Les influences semblent donc se multiplier, et surtout, semblent être utilisées à bon escient. On pensera par exemple à "Fields of Verdun", reprise pas vraiment assumée de "Electric Eye" de Judas Priest et dont la tonalité globale, plus légère, s'apparente beaucoup plus au heavy traditionnel britannique. Au contraire, on pourra aussi citer des morceaux bien plus sombres et moins "power" dans sa définition stricto sensu comme avec la tonalité limite thrash de "The End of the War..." mais aussi "A Ghost in the Trenches", "Great War" ou le punchy "Devil Dogs". Le groupe citera également une fois ses inspirations speed-power germaniques avec "Seven Pilliars of Wisdom" et son côté speed. Certaines mélodies semblent même se dégager et adopter une teneur unique, à en croire le solo de "A Ghost in the Trenches" qui me rappelle la patte artistique des japonais frappés de Galneryus. Malheureusement, certains autres titres seront bien moins intéressants, à en croire l'opening "The Future of Warfare" et "The Attack of the Dead Men" dont rien à part leur refrain respectif semble se dégager.

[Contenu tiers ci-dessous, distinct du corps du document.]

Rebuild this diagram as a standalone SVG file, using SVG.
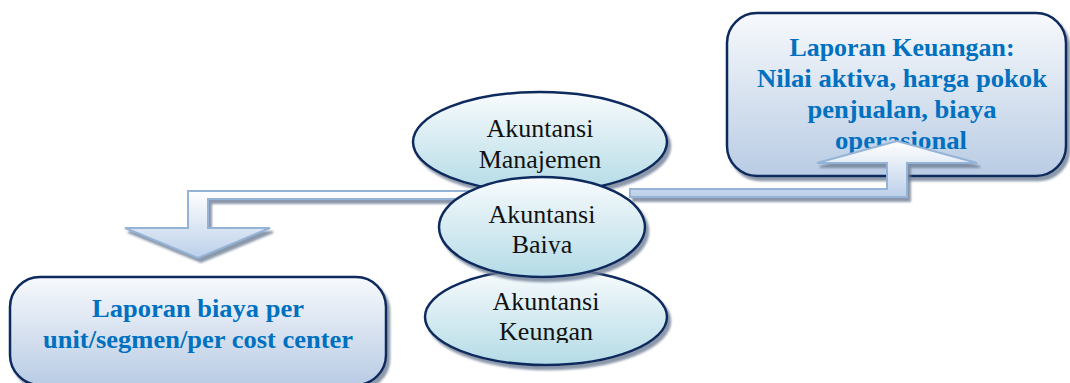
<svg xmlns="http://www.w3.org/2000/svg" width="1070" height="383" viewBox="0 0 1070 383">
  <style>
    .box { stroke: #0f2a5e; stroke-width: 2.5; fill: url(#boxFill); filter: url(#shadow); }
    .oval { stroke: #0f2a5e; stroke-width: 2.5; fill: url(#ovalFill); filter: url(#shadow); }
    .arrow { stroke: #95b3d7; stroke-width: 2; fill: url(#arrowFill); filter: url(#shadow); stroke-linejoin: miter; }
    .report { font-family: "Liberation Serif", "Times New Roman", serif; font-weight: bold; font-size: 26px; fill: #0070c0; text-anchor: middle; }
    .label { font-family: "Liberation Serif", "Times New Roman", serif; font-size: 26px; fill: #111; text-anchor: middle; }
  </style>
  <defs>
    <linearGradient id="boxFill" x1="0" y1="0" x2="0" y2="1">
      <stop offset="0" stop-color="#f7f9fc"/>
      <stop offset="1" stop-color="#b9cce4"/>
    </linearGradient>
    <linearGradient id="ovalFill" x1="0" y1="0" x2="0" y2="1">
      <stop offset="0" stop-color="#f8fbfd"/>
      <stop offset="1" stop-color="#b4dbe6"/>
    </linearGradient>
    <linearGradient id="arrowFill" x1="0" y1="0" x2="0" y2="1">
      <stop offset="0" stop-color="#ffffff"/>
      <stop offset="1" stop-color="#bcd0ea"/>
    </linearGradient>
    <filter id="shadow" x="-10%" y="-10%" width="120%" height="130%">
      <feGaussianBlur in="SourceAlpha" stdDeviation="1"/>
      <feOffset dx="3" dy="4" result="off"/>
      <feFlood flood-color="#6f7f96" flood-opacity="0.8"/>
      <feComposite in2="off" operator="in"/>
      <feMerge>
        <feMergeNode/>
        <feMergeNode in="SourceGraphic"/>
      </feMerge>
    </filter>
    <clipPath id="clipBaiya"><rect x="440" y="170" width="210" height="84"/></clipPath>
    <clipPath id="clipKeungan"><rect x="420" y="260" width="250" height="83"/></clipPath>
  </defs>

  <!-- report boxes -->
  <g id="report-financial">
    <rect class="box" x="727" y="13" width="339" height="163" rx="30"/>
    <text class="report" x="902" y="56" textLength="225" lengthAdjust="spacingAndGlyphs">Laporan Keuangan:</text>
    <text class="report" x="902" y="87" textLength="290" lengthAdjust="spacingAndGlyphs">Nilai aktiva, harga pokok</text>
    <text class="report" x="902" y="118" textLength="189" lengthAdjust="spacingAndGlyphs">penjualan, biaya</text>
    <text class="report" x="901" y="149" textLength="132" lengthAdjust="spacingAndGlyphs">operasional</text>
  </g>
  <g id="report-cost">
    <rect class="box" x="10" y="277" width="376" height="108" rx="30"/>
    <text class="report" x="198" y="317" textLength="212" lengthAdjust="spacingAndGlyphs">Laporan biaya per</text>
    <text class="report" x="198" y="348" textLength="310" lengthAdjust="spacingAndGlyphs">unit/segmen/per cost center</text>
  </g>

  <!-- bent arrows out of the cost accounting node -->
  <g id="connectors">
    <path class="arrow" d="M470,191 H188 V228 H125 L198,258 L270,228 H208 V199 H470 Z"/>
    <path class="arrow" d="M630,189 H887 V163 H817 L897,141 L977,163 H907 V197 H630 Z"/>
  </g>

  <!-- accounting branches -->
  <g id="akuntansi-keuangan">
    <ellipse class="oval" cx="546" cy="317" rx="121" ry="48"/>
    <g clip-path="url(#clipKeungan)">
      <text class="label" x="546" y="310">Akuntansi</text>
      <text class="label" x="546" y="340">Keungan</text>
    </g>
  </g>
  <g id="akuntansi-manajemen">
    <ellipse class="oval" cx="540" cy="142" rx="127" ry="50"/>
    <text class="label" x="540" y="137">Akuntansi</text>
    <text class="label" x="540" y="168">Manajemen</text>
  </g>
  <g id="akuntansi-biaya">
    <ellipse class="oval" cx="542" cy="227" rx="103" ry="50"/>
    <g clip-path="url(#clipBaiya)">
      <text class="label" x="542" y="223">Akuntansi</text>
      <text class="label" x="542" y="253">Baiya</text>
    </g>
  </g>
</svg>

Moi qui comptait vicieusement incendier ce disque avant même de l'avoir écouté, me voilà quelque peu déconcerté et, je dois le dire, assez honteux. En effet, ce "The Great War", propose un contenu nettement plus intéressant que son prédécesseur. Sans forcément se montrer très novateur ou renversant, il aura au moins le mérite de proposer un contenu honnête qui saura (enfin!) satisfaire des gens autres que sa simple fanbase.